Kobe Bryant ha dejado un hueco irreparable en el deporte.
El mundo camina con un nudo en la garganta. Se ha ido una leyenda en toda la extensión de la palabra. Un fuera de serie que eclipsó y maravilló a propios y extraños, a creyentes y a ateos del deporte. Un genio que llevó el basquetbol a otra dimensión en la era post Michael Jordan y que supo atraer miradas en los insensatos tiempos donde las mentes se extravían fácilmente en los bosques de la ociosidad digital.
Emulaba algunos recursos y movimientos de Jordan. Su hechizante juego - literalmente mágico - era tan parecido, casi idéntico al que desplegaba Michael por las duelas.

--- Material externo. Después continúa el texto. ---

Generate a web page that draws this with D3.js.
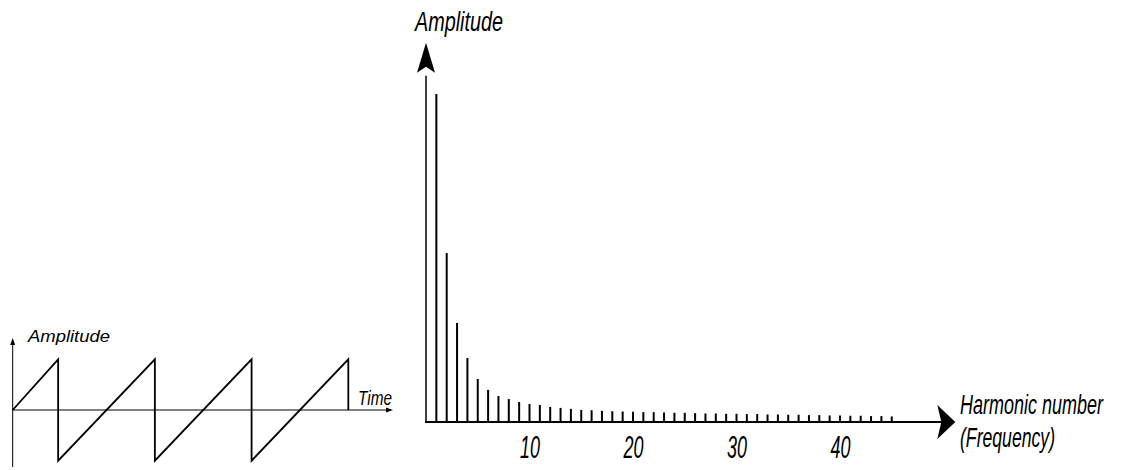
<!DOCTYPE html>
<html><head><meta charset="utf-8">
<script src="https://cdn.jsdelivr.net/npm/d3@7"></script>
<style>
body{margin:0;background:#fff}
svg{display:block}
text{font-family:"Liberation Sans",Arial,Helvetica,sans-serif;font-style:italic;fill:#000}
</style>
</head><body>
<svg id="c" width="1121" height="470"></svg>
<script>
// ---- Data ----
// Harmonic amplitudes (relative to fundamental), harmonics 1..45
const amplitudes = [1.0,0.515,0.302,0.195,0.131,0.098,0.079,0.070,0.061,0.055,
  0.052,0.046,0.043,0.040,0.037,0.036,0.034,0.033,0.032,0.031,
  0.030,0.030,0.029,0.028,0.028,0.027,0.026,0.026,0.025,0.025,
  0.024,0.024,0.023,0.023,0.022,0.022,0.021,0.021,0.020,0.020,
  0.019,0.019,0.018,0.018,0.017];
const tickLabels = [10, 20, 30, 40];
// Sawtooth waveform (time in periods, value in peak amplitude)
const sawTime  = [0, 0.47, 0.47, 1.47, 1.47, 2.47, 2.47, 3.47, 3.47];
const sawValue = [0, 1, -1, 1, -1, 1, -1, 1, 0];
const mainYLabel = "Amplitude";
const mainXLabel1 = "Harmonic number";
const mainXLabel2 = "(Frequency)";
const smallYLabel = "Amplitude";
const smallXLabel = "Time";

const svg = d3.select("#c");
svg.append("rect").attr("width",1121).attr("height",470).attr("fill","#fff");

// stretched text helper (condensed look)
function label(sel, str, px, py, size, len, sy){
  return sel.append("text")
    .attr("transform",`translate(${px},${py}) scale(1,${sy})`)
    .attr("font-size",size)
    .attr("textLength",len).attr("lengthAdjust","spacingAndGlyphs")
    .text(str);
}

// ---- Main spectrum ----
const x = d3.scaleLinear().domain([0, 45]).range([426, 891.75]);
const y = d3.scaleLinear().domain([0, 1]).range([422, 94]);
const g = svg.append("g");

g.selectAll("line.h").data(amplitudes).join("line")
  .attr("class","h")
  .attr("x1",(d,i)=>x(i+1)).attr("x2",(d,i)=>x(i+1))
  .attr("y1",y(0)).attr("y2",d=>y(d))
  .attr("stroke","#000").attr("stroke-width",2);

const yAxisTop = y(1.068);
const xAxisEnd = x(49.5);
g.append("line").attr("x1",x(0)).attr("x2",x(0)).attr("y1",y(0)+1).attr("y2",yAxisTop+4)
  .attr("stroke","#000").attr("stroke-width",1.5);
g.append("line").attr("x1",x(0)-1).attr("x2",xAxisEnd+4).attr("y1",y(0)).attr("y2",y(0))
  .attr("stroke","#000").attr("stroke-width",1.8);
const ax = x(0), ay = yAxisTop;
g.append("path").attr("d",`M${ax},${ay-29} L${ax+9},${ay+1} L${ax},${ay-5} L${ax-9},${ay+1} Z`).attr("fill","#000");
const bx = xAxisEnd, by = y(0);
g.append("path").attr("d",`M${bx+17},${by} L${bx-1},${by-17} L${bx+3},${by} L${bx-1},${by+17} Z`).attr("fill","#000");

const xAxis = d3.axisBottom(x).tickValues(tickLabels).tickSize(0).tickFormat(d3.format("d"));
const axG = g.append("g").attr("transform",`translate(0,${y(0)})`).call(xAxis);
axG.select(".domain").remove();
axG.selectAll("text")
  .attr("dy",null).attr("y",36/1.72)
  .attr("transform","scale(1,1.72)")
  .attr("font-size",18)
  .attr("font-family","Liberation Sans, Arial, sans-serif")
  .attr("font-style","italic")
  .attr("textLength",20).attr("lengthAdjust","spacingAndGlyphs");

label(g, mainYLabel, 415, 31, 20, 88, 1.42);
label(g, mainXLabel1, 960, 414, 18, 143, 1.52);
label(g, mainXLabel2, 960, 447, 18, 95, 1.52);

// ---- Small sawtooth ----
const sx = d3.scaleLinear().domain([0, 3.47]).range([12.7, 348.3]);
const sy = d3.scaleLinear().domain([-1, 1]).range([460.7, 359.3]);
const s = svg.append("g");
s.append("line").attr("x1",sx(0)).attr("x2",sx(0)).attr("y1",467).attr("y2",343)
  .attr("stroke","#000").attr("stroke-width",1);
s.append("path").attr("d",`M${sx(0)},${338} L${sx(0)+2.5},${345} L${sx(0)-2.5},${345} Z`).attr("fill","#000");
s.append("line").attr("x1",sx(0)).attr("x2",388).attr("y1",sy(0)).attr("y2",sy(0))
  .attr("stroke","#000").attr("stroke-width",1);
s.append("path").attr("d",`M393,${sy(0)} L386,${sy(0)-2.5} L386,${sy(0)+2.5} Z`).attr("fill","#000");
const pts = sawTime.map((t,i)=>[t,sawValue[i]]);
s.append("path").datum(pts)
  .attr("d", d3.line().x(d=>sx(d[0])).y(d=>sy(d[1])))
  .attr("fill","none").attr("stroke","#000").attr("stroke-width",1.8)
  .attr("stroke-linejoin","miter");
label(s, smallYLabel, 28, 342, 17, 82, 1.0);
label(s, smallXLabel, 358, 405, 16, 34, 1.3);
</script>
</body></html>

Pero, ¿cuántos quisiéramos ser al menos la mitad de aquello que idolatramos? Kobe lo igualó, lo perfeccionó y lo hizo a su modo.
¿Cuántos escultores quisieran que su cincel transformara una piedra en arte como lo hizo Miguel Ángel o Rodin? ¿Cuántos pintores no desearían ser el pincel de Vincent van Gogh, la escuela de Monet o el atrevimiento de Dalí? ¿Cuántos quisiéramos pegarle a la pelota con la delicadeza y a la vez contundencia de Messi?
Si Bryant fuera palabra sería materia obligada para estudiarse en los grados donde la orientación vocacional cobra relevancia. Ejemplo de tenacidad, de disciplina, de esfuerzo y de lealtad. Y también postularía como asignatura de filosofía para entender conceptos sobre la existencia.
Alguna vez dijo: "Hay elecciones que debemos hacer como personas, como individuos. Si tú quieres ser el mejor en algo, hay una elección que tienes que hacer. Podemos ser los amos de nuestra creación, pero debes hacer una elección. A lo que me refiero es, hay sacrificios inherentes que vienen con ello". Sus palabras nunca tuvieron desperdicio.
A través de su trascendencia bajo el aro, siempre buscó que los jóvenes abrieran a tiempo los ojos, que tomaran buenas decisiones y que se esforzaran por ser mejores día a día. Kobe no era el tipo que únicamente vivía para jugar. Jugaba y enseñaba a vivir.
Siempre recalcó la importancia de inspirar a las personas para que pudieran ser grandes en lo que quisieran ser y hacer.
Ganó todo. Cinco campeonatos con los Lakers, dos medallas olímpicas y hasta un Óscar. No le faltó nada. Sólo vivir. Vivir más para seguir abrazando a su familia y para acompañar a Gianna a todos los juegos de su calendario hasta verla convertirse en profesional.
Desde el instante en el que su hija se abrochó las agujetas para botar el balón y rechinar la duela al igual que su padre Joe Bryant (ocho años jugador NBA), hasta el día en que abordaron el helicóptero para buscar juntos otra cita con el triunfo, Kobe siempre estuvo ahí para apoyar.
Si no fallaba a los juegos de Gianna... ahora menos que comparten el cielo. Aún en la muerte, Kobe demostró ser inseparable y protector. El mundo no puede creerlo.